Achieving Ferroelectricity in a Centrosymmetric High-Performance Semiconductor by Strain Engineering

Phase engineering by strain in 2D semiconductors is of great importance for a variety of applications. Here, a study of the strain-induced ferroelectric (FE) transition in bismuth oxyselenide (Bi₂O₂Se) films, a high-performance (HP) semiconductor for next-generation electronics, is presented. Bi₂O₂Se is not FE at ambient pressure. At a loading force of ≳400 nN, the piezoelectric force responses exhibit butterfly loops in magnitude and 180° phase switching. By carefully ruling out extrinsic factors, these features are attributed to a transition to the FE phase. The transition is further supported by the appearance of a sharp peak in optical second-harmonic generation under uniaxial strain. In general, solids with paraelectrics at ambient pressure and FE under strain are rare. The FE transition is discussed using first-principles calculations and theoretical simulations.

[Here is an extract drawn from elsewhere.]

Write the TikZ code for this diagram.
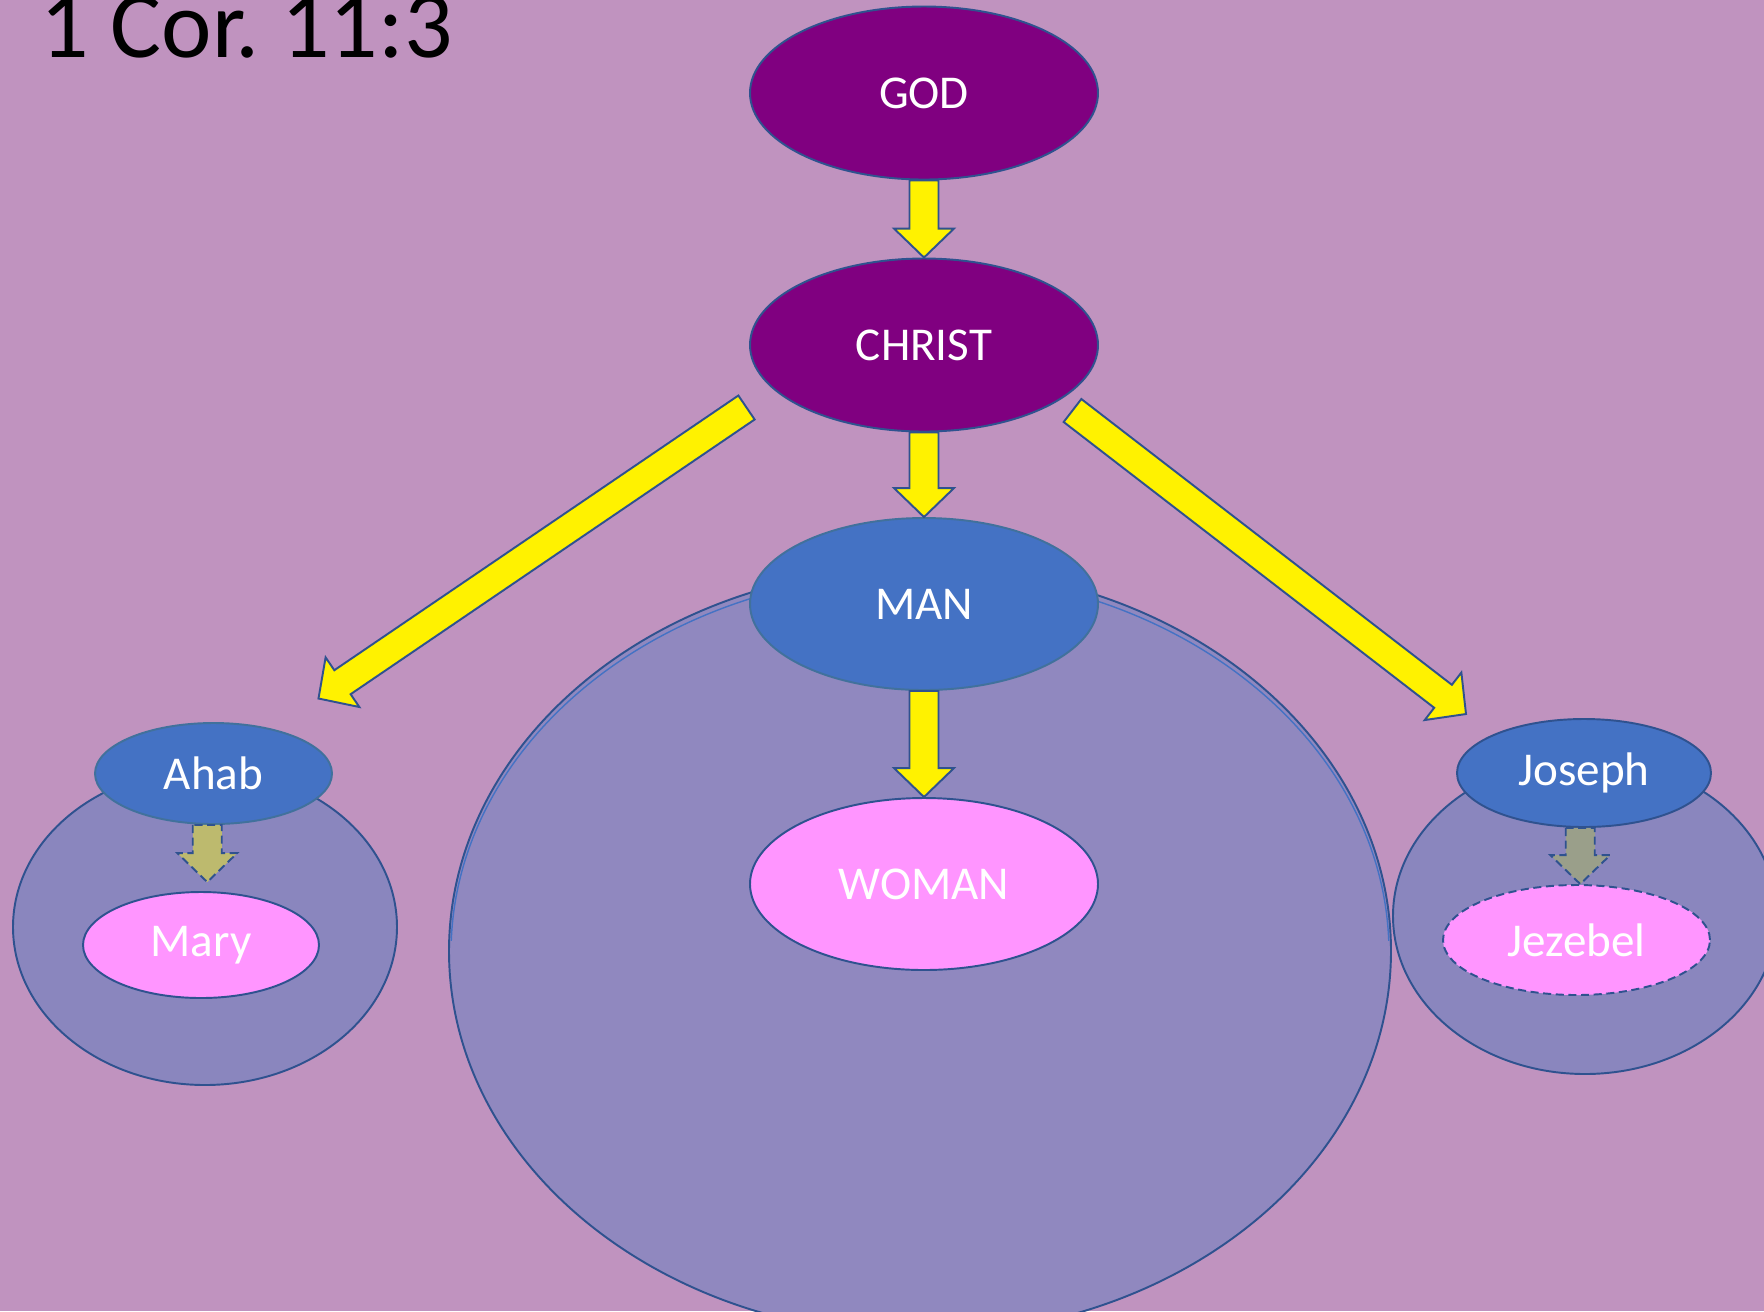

The switching of FE polarization acts as a knob for Schottky barrier engineering at contacts and serves as the basis for a memristor with a huge on/off current ratio of 10⁶. This work adds a new degree of freedom to HP electronic/optoelectronic semiconductors, and the integration of FE and HP semiconductivity paves the way for many exciting functionalities, including HP neuromorphic computing and bulk piezophotovoltaics.